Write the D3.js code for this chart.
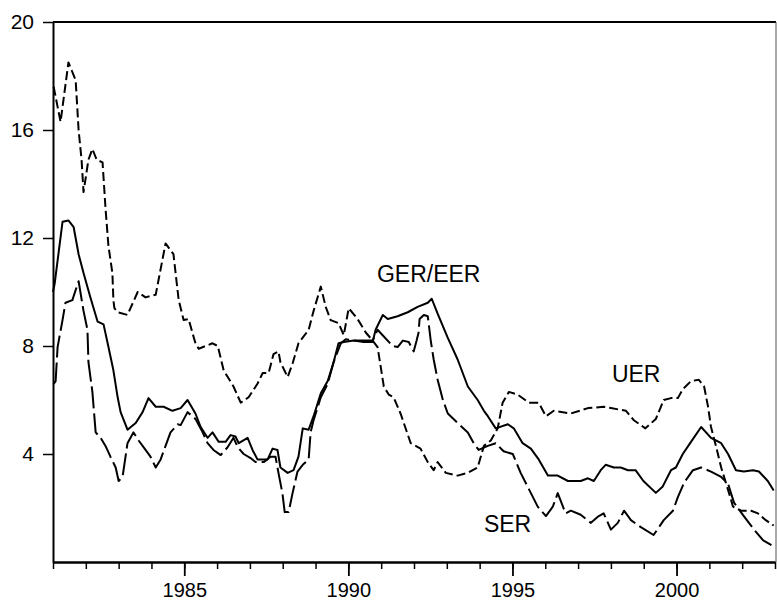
<!DOCTYPE html>
<html lang="en">
<head>
    <script src="https://d3js.org/d3.v7.min.js"></script>
    <style>
        body { margin: 0; background: #fff; }
        text { font-family: "Liberation Sans", Arial, sans-serif; }
    </style>
</head>
<body>
    <svg></svg>
    <script>
        // solid line
        const gerYears = [1981.0, 1981.05, 1981.29, 1981.47, 1981.63, 1981.78, 1981.93, 1982.14, 1982.36, 1982.54,
            1982.69, 1982.84, 1982.97, 1983.06, 1983.27, 1983.52, 1983.73, 1983.91, 1984.13, 1984.37,
            1984.64, 1984.89, 1985.10, 1985.34, 1985.50, 1985.71, 1985.86, 1986.05, 1986.26, 1986.41,
            1986.56, 1986.66, 1986.93, 1987.08, 1987.23, 1987.54, 1987.69, 1987.84, 1987.93, 1988.15,
            1988.33, 1988.48, 1988.61, 1988.79, 1988.94, 1989.16, 1989.37, 1989.55, 1989.70, 1989.86,
            1990.16, 1990.47, 1990.74, 1990.83, 1991.05, 1991.20, 1991.50, 1991.81, 1992.11, 1992.42,
            1992.54, 1992.72, 1993.03, 1993.33, 1993.64, 1993.94, 1994.13, 1994.25, 1994.49, 1994.86,
            1995.04, 1995.31, 1995.56, 1995.80, 1996.08, 1996.38, 1996.69, 1997.08, 1997.30, 1997.48,
            1997.69, 1997.84, 1998.09, 1998.30, 1998.52, 1998.75, 1998.99, 1999.37, 1999.58, 1999.83,
            1999.98, 2000.19, 2000.44, 2000.75, 2001.05, 2001.36, 2001.57, 2001.81, 2002.05, 2002.33,
            2002.51, 2002.78, 2002.96]
        const gerValues = [10.0, 10.3, 12.6, 12.65, 12.4, 11.4, 10.7, 9.8, 8.9, 8.8,
            7.96, 7.1, 6.1, 5.55, 4.9, 5.15, 5.55, 6.07, 5.75, 5.75,
            5.6, 5.7, 6.0, 5.5, 5.0, 4.6, 4.8, 4.45, 4.45, 4.7,
            4.65, 4.4, 4.6, 4.15, 3.8, 3.8, 4.2, 4.15, 3.5, 3.3,
            3.4, 3.9, 4.95, 4.9, 5.4, 6.25, 6.7, 7.4, 8.1, 8.15,
            8.2, 8.15, 8.15, 8.6, 9.15, 9.0, 9.1, 9.25, 9.45, 9.6,
            9.75, 9.2, 8.3, 7.5, 6.5, 6.0, 5.6, 5.4, 4.95, 5.1,
            4.95, 4.4, 4.2, 3.8, 3.2, 3.2, 3.0, 3.0, 3.1, 3.0,
            3.4, 3.6, 3.5, 3.5, 3.4, 3.4, 3.0, 2.56, 2.8, 3.4,
            3.5, 4.0, 4.45, 5.0, 4.6, 4.4, 4.0, 3.4, 3.35, 3.4,
            3.35, 3.0, 2.65]

        // short dashes
        const uerYears = [1981.02, 1981.23, 1981.47, 1981.69, 1981.78, 1981.87, 1981.93, 1982.08, 1982.20, 1982.33,
            1982.51, 1982.60, 1982.69, 1982.81, 1982.84, 1982.87, 1982.97, 1983.27, 1983.58, 1983.82,
            1984.13, 1984.43, 1984.67, 1984.83, 1984.98, 1985.13, 1985.34, 1985.44, 1985.86, 1986.02,
            1986.20, 1986.50, 1986.72, 1986.96, 1987.23, 1987.39, 1987.57, 1987.72, 1987.87, 1987.93,
            1988.15, 1988.30, 1988.48, 1988.79, 1988.94, 1989.16, 1989.31, 1989.46, 1989.70, 1989.86,
            1990.01, 1990.28, 1990.53, 1990.74, 1990.89, 1990.99, 1991.08, 1991.23, 1991.38, 1991.59,
            1991.90, 1992.20, 1992.42, 1992.60, 1992.72, 1992.97, 1993.33, 1993.64, 1993.94, 1994.13,
            1994.34, 1994.55, 1994.70, 1994.89, 1995.16, 1995.50, 1995.80, 1996.02, 1996.26, 1996.78,
            1997.30, 1997.78, 1998.00, 1998.46, 1998.70, 1999.05, 1999.37, 1999.61, 1999.83, 2000.04,
            2000.19, 2000.44, 2000.68, 2000.84, 2000.96, 2001.05, 2001.20, 2001.36, 2001.60, 2001.72,
            2001.97, 2002.27, 2002.48, 2002.72, 2002.96]
        const uerValues = [17.6, 16.3, 18.5, 17.85, 16.0, 14.9, 13.7, 14.9, 15.3, 14.9,
            14.8, 13.1, 11.7, 10.7, 9.7, 9.4, 9.25, 9.15, 10.0, 9.8,
            9.9, 11.8, 11.4, 9.7, 8.96, 9.0, 8.1, 7.9, 8.1, 8.0,
            7.1, 6.5, 5.9, 6.1, 6.6, 7.0, 7.0, 7.7, 7.8, 7.4,
            6.85, 7.35, 8.1, 8.6, 9.3, 10.2, 9.45, 8.96, 8.85, 8.4,
            9.4, 9.0, 8.5, 8.2, 7.96, 7.2, 6.5, 6.2, 6.1, 5.5,
            4.4, 4.2, 3.7, 3.4, 3.7, 3.3, 3.2, 3.3, 3.5, 4.3,
            4.5, 4.95, 5.9, 6.3, 6.2, 5.9, 5.9, 5.4, 5.6, 5.5,
            5.7, 5.75, 5.7, 5.6, 5.25, 4.95, 5.3, 6.0, 6.07, 6.07,
            6.4, 6.7, 6.75, 6.5, 5.75, 5.0, 4.3, 3.5, 2.55, 2.05,
            1.9, 1.9, 1.8, 1.55, 1.35]

        // long dashes
        const serYears = [1981.02, 1981.08, 1981.14, 1981.29, 1981.38, 1981.59, 1981.78, 1981.93, 1982.05, 1982.08,
            1982.20, 1982.30, 1982.45, 1982.60, 1982.75, 1982.91, 1983.00, 1983.12, 1983.27, 1983.45,
            1983.61, 1983.82, 1983.97, 1984.13, 1984.28, 1984.43, 1984.58, 1984.80, 1984.89, 1985.10,
            1985.34, 1985.56, 1985.71, 1985.89, 1986.11, 1986.32, 1986.50, 1986.63, 1986.81, 1987.02,
            1987.17, 1987.42, 1987.63, 1987.78, 1987.87, 1987.99, 1988.06, 1988.18, 1988.30, 1988.45,
            1988.61, 1988.79, 1988.85, 1988.94, 1989.16, 1989.37, 1989.55, 1989.77, 1989.92, 1990.22,
            1990.53, 1990.74, 1990.89, 1991.08, 1991.35, 1991.50, 1991.66, 1991.84, 1991.99, 1992.08,
            1992.14, 1992.17, 1992.30, 1992.42, 1992.51, 1992.60, 1992.72, 1992.88, 1993.03, 1993.33,
            1993.64, 1993.82, 1993.97, 1994.25, 1994.49, 1994.73, 1995.01, 1995.25, 1995.50, 1995.77,
            1996.02, 1996.23, 1996.38, 1996.62, 1996.78, 1997.08, 1997.39, 1997.63, 1997.78, 1998.00,
            1998.21, 1998.40, 1998.61, 1998.90, 1999.30, 1999.61, 1999.89, 2000.04, 2000.24, 2000.50,
            2000.75, 2001.05, 2001.36, 2001.57, 2001.75, 2002.05, 2002.36, 2002.64, 2003.0]
        const serValues = [6.6, 6.7, 7.96, 8.96, 9.6, 9.7, 10.4, 9.3, 8.6, 7.4,
            6.3, 4.8, 4.6, 4.3, 3.9, 3.5, 3.0, 3.15, 4.4, 4.8,
            4.5, 4.15, 3.9, 3.5, 3.8, 4.3, 4.8, 5.1, 5.07, 5.55,
            5.3, 4.8, 4.4, 4.15, 3.96, 4.25, 4.6, 4.25, 4.0, 3.85,
            3.7, 3.7, 3.9, 3.9, 3.3, 2.55, 1.85, 1.85, 2.55, 3.35,
            3.6, 3.8, 4.8, 5.25, 6.1, 6.6, 7.4, 8.1, 8.25, 8.2,
            8.2, 8.2, 8.6, 8.35, 8.0, 7.96, 8.2, 8.15, 7.8, 8.2,
            8.5, 9.0, 9.15, 9.1, 8.2, 7.5, 6.75, 6.0, 5.5, 5.15,
            4.8, 4.4, 4.15, 4.3, 4.4, 4.1, 4.0, 3.3, 2.7, 2.05,
            1.7, 2.05, 2.55, 1.8, 1.9, 1.75, 1.45, 1.7, 1.8, 1.2,
            1.45, 1.9, 1.55, 1.3, 1.0, 1.55, 1.9, 2.4, 2.96, 3.4,
            3.5, 3.35, 3.15, 2.9, 2.2, 1.7, 1.2, 0.8, 0.55]

        const yTicks = [4, 8, 12, 16, 20]
        const xMinorTicks = d3.range(1981, 2004)
        const xLabels = [1985, 1990, 1995, 2000]
        const seriesLabels = ['GER/EER', 'UER', 'SER']

        // where each series label sits, in data units (year, value at baseline)
        const labelAt = [[1990.87, 10.37], [1998.03, 6.67], [1994.13, 1.11]]

        const W = 777
        const H = 602
        const plotL = 53, plotR = 775, plotT = 22, plotB = 562

        const svg = d3.select('svg')
            .attr('width', W)
            .attr('height', H)

        const x = d3.scaleLinear().domain([1981, 2003]).range([plotL, plotR])
        const y = d3.scaleLinear().domain([0, 20]).range([plotB, plotT])

        // frame top / right
        svg.append('line')
            .attr('x1', plotL).attr('x2', plotR + 1)
            .attr('y1', plotT).attr('y2', plotT)
            .attr('stroke', '#000').attr('stroke-width', 2)
        svg.append('line')
            .attr('x1', plotR + 1).attr('x2', plotR + 1)
            .attr('y1', plotT).attr('y2', plotB)
            .attr('stroke', '#555').attr('stroke-width', 1)

        const yAxis = svg.append('g')
            .attr('transform', `translate(${plotL},0)`)
            .call(d3.axisLeft(y).tickValues(yTicks).tickSize(10).tickSizeOuter(0).tickPadding(9))
        yAxis.select('.domain').attr('stroke-width', 2)
        yAxis.selectAll('line').attr('stroke-width', 1.5)
        yAxis.selectAll('text')
            .attr('font-size', 21)
            .attr('fill', '#000')
            .attr('font-family', '"Liberation Sans", Arial, sans-serif')

        const xMinor = svg.append('g')
            .attr('transform', `translate(0,${plotB})`)
            .call(d3.axisBottom(x).tickValues(xMinorTicks).tickSize(7).tickSizeOuter(0).tickFormat(''))
        xMinor.select('.domain').attr('stroke-width', 2.5)
        xMinor.selectAll('line').attr('stroke-width', 1.5)

        const xMajor = svg.append('g')
            .attr('transform', `translate(0,${plotB})`)
            .call(d3.axisBottom(x).tickValues(xLabels).tickSize(14).tickFormat(d3.format('d')))
        xMajor.select('.domain').remove()
        xMajor.selectAll('line').attr('stroke-width', 1.8)
        xMajor.selectAll('text')
            .attr('y', 35)
            .attr('dy', null)
            .attr('font-size', 20)
            .attr('fill', '#000')
            .attr('font-family', '"Liberation Sans", Arial, sans-serif')

        const line = d3.line()
            .x(d => x(d[0]))
            .y(d => y(d[1]))

        const series = [
            { years: gerYears, values: gerValues, dash: null },
            { years: uerYears, values: uerValues, dash: '9,4' },
            { years: serYears, values: serValues, dash: '22,5' }
        ]

        svg.append('g')
            .selectAll('path')
            .data(series)
            .enter()
            .append('path')
            .attr('d', s => line(s.years.map((yr, i) => [yr, s.values[i]])))
            .attr('fill', 'none')
            .attr('stroke', '#000')
            .attr('stroke-width', 2)
            .attr('stroke-linejoin', 'round')
            .attr('stroke-dasharray', s => s.dash)

        svg.append('g')
            .selectAll('text')
            .data(seriesLabels)
            .enter()
            .append('text')
            .attr('x', (d, i) => x(labelAt[i][0]))
            .attr('y', (d, i) => y(labelAt[i][1]))
            .attr('font-size', 23)
            .attr('fill', '#000')
            .text(d => d)
    </script>
</body>
</html>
===============
Leave out the pictures and repeat exactly the lines from the start of the material through the line that contains "3.35, 3.0, 2.65]", both included.

• Worked answer:
Write the D3.js code for this chart.
<!DOCTYPE html>
<html lang="en">
<head>
    <script src="https://d3js.org/d3.v7.min.js"></script>
    <style>
        body { margin: 0; background: #fff; }
        text { font-family: "Liberation Sans", Arial, sans-serif; }
    </style>
</head>
<body>
    <svg></svg>
    <script>
        // solid line
        const gerYears = [1981.0, 1981.05, 1981.29, 1981.47, 1981.63, 1981.78, 1981.93, 1982.14, 1982.36, 1982.54,
            1982.69, 1982.84, 1982.97, 1983.06, 1983.27, 1983.52, 1983.73, 1983.91, 1984.13, 1984.37,
            1984.64, 1984.89, 1985.10, 1985.34, 1985.50, 1985.71, 1985.86, 1986.05, 1986.26, 1986.41,
            1986.56, 1986.66, 1986.93, 1987.08, 1987.23, 1987.54, 1987.69, 1987.84, 1987.93, 1988.15,
            1988.33, 1988.48, 1988.61, 1988.79, 1988.94, 1989.16, 1989.37, 1989.55, 1989.70, 1989.86,
            1990.16, 1990.47, 1990.74, 1990.83, 1991.05, 1991.20, 1991.50, 1991.81, 1992.11, 1992.42,
            1992.54, 1992.72, 1993.03, 1993.33, 1993.64, 1993.94, 1994.13, 1994.25, 1994.49, 1994.86,
            1995.04, 1995.31, 1995.56, 1995.80, 1996.08, 1996.38, 1996.69, 1997.08, 1997.30, 1997.48,
            1997.69, 1997.84, 1998.09, 1998.30, 1998.52, 1998.75, 1998.99, 1999.37, 1999.58, 1999.83,
            1999.98, 2000.19, 2000.44, 2000.75, 2001.05, 2001.36, 2001.57, 2001.81, 2002.05, 2002.33,
            2002.51, 2002.78, 2002.96]
        const gerValues = [10.0, 10.3, 12.6, 12.65, 12.4, 11.4, 10.7, 9.8, 8.9, 8.8,
            7.96, 7.1, 6.1, 5.55, 4.9, 5.15, 5.55, 6.07, 5.75, 5.75,
            5.6, 5.7, 6.0, 5.5, 5.0, 4.6, 4.8, 4.45, 4.45, 4.7,
            4.65, 4.4, 4.6, 4.15, 3.8, 3.8, 4.2, 4.15, 3.5, 3.3,
            3.4, 3.9, 4.95, 4.9, 5.4, 6.25, 6.7, 7.4, 8.1, 8.15,
            8.2, 8.15, 8.15, 8.6, 9.15, 9.0, 9.1, 9.25, 9.45, 9.6,
            9.75, 9.2, 8.3, 7.5, 6.5, 6.0, 5.6, 5.4, 4.95, 5.1,
            4.95, 4.4, 4.2, 3.8, 3.2, 3.2, 3.0, 3.0, 3.1, 3.0,
            3.4, 3.6, 3.5, 3.5, 3.4, 3.4, 3.0, 2.56, 2.8, 3.4,
            3.5, 4.0, 4.45, 5.0, 4.6, 4.4, 4.0, 3.4, 3.35, 3.4,
            3.35, 3.0, 2.65]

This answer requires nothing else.